* **WRITTEN PROBLEM**
Print exactly the lines from the first one down to the line that contains "(0,0) rectangle (471,596);", both included, and skip the pictures.

* **DATA**
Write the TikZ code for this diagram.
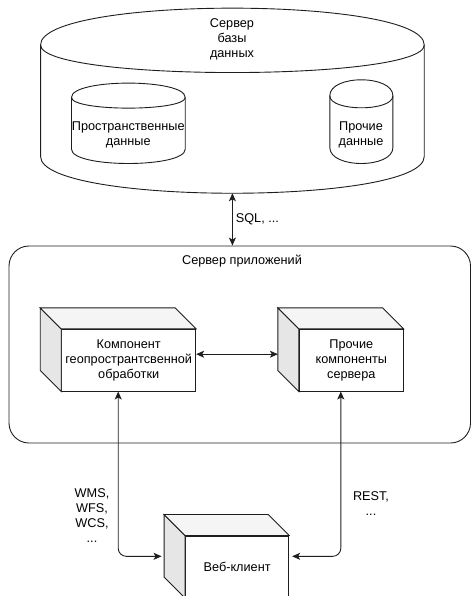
\documentclass[tikz,border=0pt]{standalone}
\usepackage{fontspec}
\setmainfont{Liberation Sans}
\usepackage{xcolor}
\definecolor{lc}{RGB}{30,30,30}
\definecolor{sideg}{RGB}{230,230,230}
\definecolor{topg}{RGB}{245,245,245}
\usepackage{tikz}
\usetikzlibrary{arrows.meta,calc}

% back faces of a draw.io style cube (node = front face)
\newcommand\cubeback[1]{%
  \filldraw[dline,fill=sideg] (#1.north west) -- ++(-21,-21) -- ($(#1.south west)+(-21,-21)$) -- (#1.south west) -- cycle;
  \filldraw[dline,fill=topg] (#1.north west) -- ++(-21,-21) -- ($(#1.north east)+(-21,-21)$) -- (#1.north east) -- cycle;
}
% cylinder drawn into the bounds of a node, #2 = cap size
\newcommand\dbcyl[2]{%
  \filldraw[dline,fill=white] let \p1=(#1.north west), \p2=(#1.south east) in
    (\x1,\y1-#2pt) .. controls (\x1,\y1+#2pt/3) and (\x2,\y1+#2pt/3) .. (\x2,\y1-#2pt)
    -- (\x2,\y2+#2pt) .. controls (\x2,\y2-#2pt/3) and (\x1,\y2-#2pt/3) .. (\x1,\y2+#2pt) -- cycle;
  \draw[dline] let \p1=(#1.north west), \p2=(#1.south east) in
    (\x1,\y1-#2pt) .. controls (\x1,\y1-2*#2pt) and (\x2,\y1-2*#2pt) .. (\x2,\y1-#2pt);
}

\begin{document}
\begin{tikzpicture}[
  x=1pt,y=-1pt,
  dline/.style={draw=lc,line width=0.9pt},
  bound/.style={rectangle,inner sep=0pt},
  txt/.style={align=center,font=\fontsize{12.7}{15}\selectfont,inner sep=1pt},
  cubebox/.style={rectangle,dline,fill=white,inner sep=0pt,align=center,font=\fontsize{12.7}{15}\selectfont,minimum height=61.7pt},
  arrow/.style={dline,{Stealth[length=8pt,width=7pt,inset=2pt]}-{Stealth[length=8pt,width=7pt,inset=2pt]}}
]
  \useasboundingbox (0,0) rectangle (471,596);

  % database server
  \node[bound,minimum width=383.3pt,minimum height=184.7pt] (dbsrv) at (232.4,100.7) {};
  \dbcyl{dbsrv}{36.8}
  \node[txt] (dbtitle) at (232,39.3) {Сервер\\базы\\данных};

  \node[bound,minimum width=113.3pt,minimum height=80pt] (spatial) at (128.35,123.3) {};
  \dbcyl{spatial}{14.3}
  \node[txt] (spatialtxt) at (128.3,134.7) {Пространственные\\данные};

  \node[bound,minimum width=62.7pt,minimum height=83.3pt] (otherdata) at (361.35,121.65) {};
  \dbcyl{otherdata}{16}
  \node[txt] (othertxt) at (361,134.7) {Прочие\\данные};

  % application server
  \node[bound,dline,rounded corners=20pt,minimum width=461.5pt,minimum height=197pt] (appsrv) at (239.75,344.5) {};
  \node[txt] (apptitle) at (242,260.7) {Сервер приложений};

  \node[cubebox,minimum width=134pt] (geo) at (128.7,360.2) {Компонент\\геопространтсвенной\\обработки};
  \cubeback{geo}
  \node[cubebox,minimum width=104pt] (othercomp) at (351.3,360.2) {Прочие\\компоненты\\сервера};
  \cubeback{othercomp}

  % client
  \node[cubebox,minimum width=103.2pt] (webclient) at (237.1,566.8) {Веб-клиент};
  \cubeback{webclient}

  \draw[arrow] (dbsrv.south) -- (dbsrv.south |- appsrv.north)
    node[midway,right,txt,xshift=2pt] (sqllbl) {SQL, ...};
  \draw[arrow] ([yshift=6pt]geo.east) -- ([xshift=-21pt,yshift=6pt]othercomp.west);
  \draw[arrow,rounded corners=8pt,shorten >=2.5pt] ([xshift=-10.5pt]geo.south) |- ([xshift=-21pt,yshift=10.5pt]webclient.west);
  \draw[arrow,rounded corners=8pt,shorten >=3pt] ([xshift=-10.5pt]othercomp.south) |- ([yshift=10.5pt]webclient.east);

  \node[txt] (wmslbl) at (92,516) {WMS,\\WFS,\\WCS,\\...};
  \node[txt] (restlbl) at (371,504) {REST,\\...};
\end{tikzpicture}
\end{document}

* **CORRECT RESULT**
Write the TikZ code for this diagram.
\documentclass[tikz,border=0pt]{standalone}
\usepackage{fontspec}
\setmainfont{Liberation Sans}
\usepackage{xcolor}
\definecolor{lc}{RGB}{30,30,30}
\definecolor{sideg}{RGB}{230,230,230}
\definecolor{topg}{RGB}{245,245,245}
\usepackage{tikz}
\usetikzlibrary{arrows.meta,calc}

% back faces of a draw.io style cube (node = front face)
\newcommand\cubeback[1]{%
  \filldraw[dline,fill=sideg] (#1.north west) -- ++(-21,-21) -- ($(#1.south west)+(-21,-21)$) -- (#1.south west) -- cycle;
  \filldraw[dline,fill=topg] (#1.north west) -- ++(-21,-21) -- ($(#1.north east)+(-21,-21)$) -- (#1.north east) -- cycle;
}
% cylinder drawn into the bounds of a node, #2 = cap size
\newcommand\dbcyl[2]{%
  \filldraw[dline,fill=white] let \p1=(#1.north west), \p2=(#1.south east) in
    (\x1,\y1-#2pt) .. controls (\x1,\y1+#2pt/3) and (\x2,\y1+#2pt/3) .. (\x2,\y1-#2pt)
    -- (\x2,\y2+#2pt) .. controls (\x2,\y2-#2pt/3) and (\x1,\y2-#2pt/3) .. (\x1,\y2+#2pt) -- cycle;
  \draw[dline] let \p1=(#1.north west), \p2=(#1.south east) in
    (\x1,\y1-#2pt) .. controls (\x1,\y1-2*#2pt) and (\x2,\y1-2*#2pt) .. (\x2,\y1-#2pt);
}

\begin{document}
\begin{tikzpicture}[
  x=1pt,y=-1pt,
  dline/.style={draw=lc,line width=0.9pt},
  bound/.style={rectangle,inner sep=0pt},
  txt/.style={align=center,font=\fontsize{12.7}{15}\selectfont,inner sep=1pt},
  cubebox/.style={rectangle,dline,fill=white,inner sep=0pt,align=center,font=\fontsize{12.7}{15}\selectfont,minimum height=61.7pt},
  arrow/.style={dline,{Stealth[length=8pt,width=7pt,inset=2pt]}-{Stealth[length=8pt,width=7pt,inset=2pt]}}
]
  \useasboundingbox (0,0) rectangle (471,596);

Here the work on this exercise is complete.